──────── Dataset extract ────────

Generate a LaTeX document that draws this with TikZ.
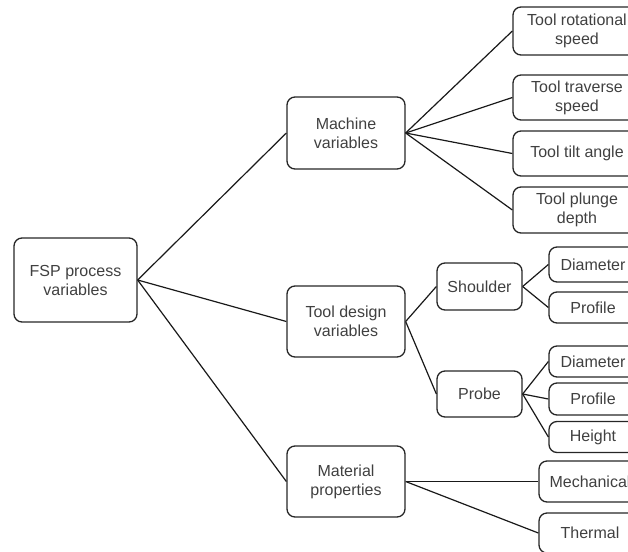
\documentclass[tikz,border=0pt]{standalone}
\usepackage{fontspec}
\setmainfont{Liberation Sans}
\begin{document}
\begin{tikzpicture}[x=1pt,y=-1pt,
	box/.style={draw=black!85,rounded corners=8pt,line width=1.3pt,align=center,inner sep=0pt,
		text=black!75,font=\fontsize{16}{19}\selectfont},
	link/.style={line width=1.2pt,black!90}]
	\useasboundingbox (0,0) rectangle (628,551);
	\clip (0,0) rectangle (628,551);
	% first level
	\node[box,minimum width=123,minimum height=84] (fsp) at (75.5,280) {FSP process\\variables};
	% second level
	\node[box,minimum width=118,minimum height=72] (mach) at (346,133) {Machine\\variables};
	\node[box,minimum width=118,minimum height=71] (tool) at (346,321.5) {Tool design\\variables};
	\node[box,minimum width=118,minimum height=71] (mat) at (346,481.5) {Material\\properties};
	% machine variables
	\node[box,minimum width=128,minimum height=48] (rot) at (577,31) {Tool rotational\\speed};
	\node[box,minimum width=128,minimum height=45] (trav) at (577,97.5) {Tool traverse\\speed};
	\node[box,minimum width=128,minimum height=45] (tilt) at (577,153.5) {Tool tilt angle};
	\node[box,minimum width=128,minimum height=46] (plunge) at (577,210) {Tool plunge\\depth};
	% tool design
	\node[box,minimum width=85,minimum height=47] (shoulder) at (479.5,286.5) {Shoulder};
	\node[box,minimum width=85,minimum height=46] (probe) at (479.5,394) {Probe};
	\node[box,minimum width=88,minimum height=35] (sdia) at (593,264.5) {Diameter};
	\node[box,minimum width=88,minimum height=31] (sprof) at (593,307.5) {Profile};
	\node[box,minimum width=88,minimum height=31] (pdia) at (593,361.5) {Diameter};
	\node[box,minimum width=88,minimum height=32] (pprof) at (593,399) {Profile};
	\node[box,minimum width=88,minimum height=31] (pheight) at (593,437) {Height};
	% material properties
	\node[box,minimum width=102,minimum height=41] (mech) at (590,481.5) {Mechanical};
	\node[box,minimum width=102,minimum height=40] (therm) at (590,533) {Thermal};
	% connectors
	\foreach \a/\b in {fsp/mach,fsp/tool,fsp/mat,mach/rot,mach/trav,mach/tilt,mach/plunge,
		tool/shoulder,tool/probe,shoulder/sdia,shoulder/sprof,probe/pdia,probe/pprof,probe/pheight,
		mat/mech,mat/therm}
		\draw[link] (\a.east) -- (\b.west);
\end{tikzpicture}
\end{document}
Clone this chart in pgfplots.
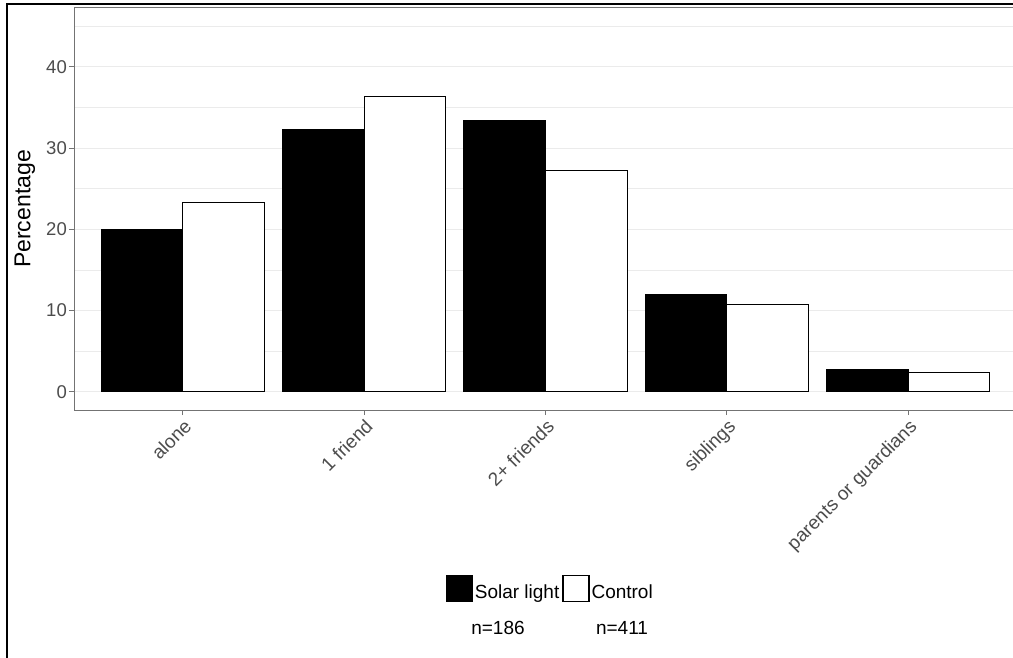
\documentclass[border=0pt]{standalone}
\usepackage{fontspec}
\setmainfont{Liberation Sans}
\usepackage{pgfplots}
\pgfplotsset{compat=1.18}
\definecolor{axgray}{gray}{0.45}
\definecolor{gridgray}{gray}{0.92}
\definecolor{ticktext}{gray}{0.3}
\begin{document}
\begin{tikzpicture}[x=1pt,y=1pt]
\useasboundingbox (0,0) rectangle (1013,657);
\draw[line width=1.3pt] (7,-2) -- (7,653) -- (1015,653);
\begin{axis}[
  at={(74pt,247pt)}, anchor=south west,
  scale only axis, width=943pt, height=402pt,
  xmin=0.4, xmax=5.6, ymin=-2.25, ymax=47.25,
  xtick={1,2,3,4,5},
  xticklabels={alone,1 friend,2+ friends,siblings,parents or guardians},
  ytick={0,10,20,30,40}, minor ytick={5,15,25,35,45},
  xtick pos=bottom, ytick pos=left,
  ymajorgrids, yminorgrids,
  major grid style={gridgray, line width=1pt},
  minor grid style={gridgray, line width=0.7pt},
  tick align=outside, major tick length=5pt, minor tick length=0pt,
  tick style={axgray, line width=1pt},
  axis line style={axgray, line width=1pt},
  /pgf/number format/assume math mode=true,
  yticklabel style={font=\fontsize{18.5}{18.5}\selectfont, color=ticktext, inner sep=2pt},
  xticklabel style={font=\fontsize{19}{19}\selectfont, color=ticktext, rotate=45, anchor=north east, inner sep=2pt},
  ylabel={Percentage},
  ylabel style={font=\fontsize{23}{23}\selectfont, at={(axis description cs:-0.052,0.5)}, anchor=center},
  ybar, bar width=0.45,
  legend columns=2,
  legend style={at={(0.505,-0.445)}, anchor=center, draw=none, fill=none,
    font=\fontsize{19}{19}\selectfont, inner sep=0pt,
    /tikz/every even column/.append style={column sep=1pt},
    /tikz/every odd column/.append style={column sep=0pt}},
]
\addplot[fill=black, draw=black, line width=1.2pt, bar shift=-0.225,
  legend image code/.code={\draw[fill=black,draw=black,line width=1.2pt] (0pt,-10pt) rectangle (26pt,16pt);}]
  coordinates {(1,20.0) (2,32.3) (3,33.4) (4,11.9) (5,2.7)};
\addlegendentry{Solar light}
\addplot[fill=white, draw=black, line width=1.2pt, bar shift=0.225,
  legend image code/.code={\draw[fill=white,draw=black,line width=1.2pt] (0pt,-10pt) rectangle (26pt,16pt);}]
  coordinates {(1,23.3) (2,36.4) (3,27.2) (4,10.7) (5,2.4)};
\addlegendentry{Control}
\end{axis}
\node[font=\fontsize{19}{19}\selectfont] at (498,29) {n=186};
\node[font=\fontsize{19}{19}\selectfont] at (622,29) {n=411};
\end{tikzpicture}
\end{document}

────────

### Exercise
Quote every record above exactly, omitting any pictures they contain.

### Answer below
Generate a LaTeX document that draws this with TikZ.
\documentclass[tikz,border=0pt]{standalone}
\usepackage{fontspec}
\setmainfont{Liberation Sans}
\begin{document}
\begin{tikzpicture}[x=1pt,y=-1pt,
	box/.style={draw=black!85,rounded corners=8pt,line width=1.3pt,align=center,inner sep=0pt,
		text=black!75,font=\fontsize{16}{19}\selectfont},
	link/.style={line width=1.2pt,black!90}]
	\useasboundingbox (0,0) rectangle (628,551);
	\clip (0,0) rectangle (628,551);
	% first level
	\node[box,minimum width=123,minimum height=84] (fsp) at (75.5,280) {FSP process\\variables};
	% second level
	\node[box,minimum width=118,minimum height=72] (mach) at (346,133) {Machine\\variables};
	\node[box,minimum width=118,minimum height=71] (tool) at (346,321.5) {Tool design\\variables};
	\node[box,minimum width=118,minimum height=71] (mat) at (346,481.5) {Material\\properties};
	% machine variables
	\node[box,minimum width=128,minimum height=48] (rot) at (577,31) {Tool rotational\\speed};
	\node[box,minimum width=128,minimum height=45] (trav) at (577,97.5) {Tool traverse\\speed};
	\node[box,minimum width=128,minimum height=45] (tilt) at (577,153.5) {Tool tilt angle};
	\node[box,minimum width=128,minimum height=46] (plunge) at (577,210) {Tool plunge\\depth};
	% tool design
	\node[box,minimum width=85,minimum height=47] (shoulder) at (479.5,286.5) {Shoulder};
	\node[box,minimum width=85,minimum height=46] (probe) at (479.5,394) {Probe};
	\node[box,minimum width=88,minimum height=35] (sdia) at (593,264.5) {Diameter};
	\node[box,minimum width=88,minimum height=31] (sprof) at (593,307.5) {Profile};
	\node[box,minimum width=88,minimum height=31] (pdia) at (593,361.5) {Diameter};
	\node[box,minimum width=88,minimum height=32] (pprof) at (593,399) {Profile};
	\node[box,minimum width=88,minimum height=31] (pheight) at (593,437) {Height};
	% material properties
	\node[box,minimum width=102,minimum height=41] (mech) at (590,481.5) {Mechanical};
	\node[box,minimum width=102,minimum height=40] (therm) at (590,533) {Thermal};
	% connectors
	\foreach \a/\b in {fsp/mach,fsp/tool,fsp/mat,mach/rot,mach/trav,mach/tilt,mach/plunge,
		tool/shoulder,tool/probe,shoulder/sdia,shoulder/sprof,probe/pdia,probe/pprof,probe/pheight,
		mat/mech,mat/therm}
		\draw[link] (\a.east) -- (\b.west);
\end{tikzpicture}
\end{document}
Clone this chart in pgfplots.
\documentclass[border=0pt]{standalone}
\usepackage{fontspec}
\setmainfont{Liberation Sans}
\usepackage{pgfplots}
\pgfplotsset{compat=1.18}
\definecolor{axgray}{gray}{0.45}
\definecolor{gridgray}{gray}{0.92}
\definecolor{ticktext}{gray}{0.3}
\begin{document}
\begin{tikzpicture}[x=1pt,y=1pt]
\useasboundingbox (0,0) rectangle (1013,657);
\draw[line width=1.3pt] (7,-2) -- (7,653) -- (1015,653);
\begin{axis}[
  at={(74pt,247pt)}, anchor=south west,
  scale only axis, width=943pt, height=402pt,
  xmin=0.4, xmax=5.6, ymin=-2.25, ymax=47.25,
  xtick={1,2,3,4,5},
  xticklabels={alone,1 friend,2+ friends,siblings,parents or guardians},
  ytick={0,10,20,30,40}, minor ytick={5,15,25,35,45},
  xtick pos=bottom, ytick pos=left,
  ymajorgrids, yminorgrids,
  major grid style={gridgray, line width=1pt},
  minor grid style={gridgray, line width=0.7pt},
  tick align=outside, major tick length=5pt, minor tick length=0pt,
  tick style={axgray, line width=1pt},
  axis line style={axgray, line width=1pt},
  /pgf/number format/assume math mode=true,
  yticklabel style={font=\fontsize{18.5}{18.5}\selectfont, color=ticktext, inner sep=2pt},
  xticklabel style={font=\fontsize{19}{19}\selectfont, color=ticktext, rotate=45, anchor=north east, inner sep=2pt},
  ylabel={Percentage},
  ylabel style={font=\fontsize{23}{23}\selectfont, at={(axis description cs:-0.052,0.5)}, anchor=center},
  ybar, bar width=0.45,
  legend columns=2,
  legend style={at={(0.505,-0.445)}, anchor=center, draw=none, fill=none,
    font=\fontsize{19}{19}\selectfont, inner sep=0pt,
    /tikz/every even column/.append style={column sep=1pt},
    /tikz/every odd column/.append style={column sep=0pt}},
]
\addplot[fill=black, draw=black, line width=1.2pt, bar shift=-0.225,
  legend image code/.code={\draw[fill=black,draw=black,line width=1.2pt] (0pt,-10pt) rectangle (26pt,16pt);}]
  coordinates {(1,20.0) (2,32.3) (3,33.4) (4,11.9) (5,2.7)};
\addlegendentry{Solar light}
\addplot[fill=white, draw=black, line width=1.2pt, bar shift=0.225,
  legend image code/.code={\draw[fill=white,draw=black,line width=1.2pt] (0pt,-10pt) rectangle (26pt,16pt);}]
  coordinates {(1,23.3) (2,36.4) (3,27.2) (4,10.7) (5,2.4)};
\addlegendentry{Control}
\end{axis}
\node[font=\fontsize{19}{19}\selectfont] at (498,29) {n=186};
\node[font=\fontsize{19}{19}\selectfont] at (622,29) {n=411};
\end{tikzpicture}
\end{document}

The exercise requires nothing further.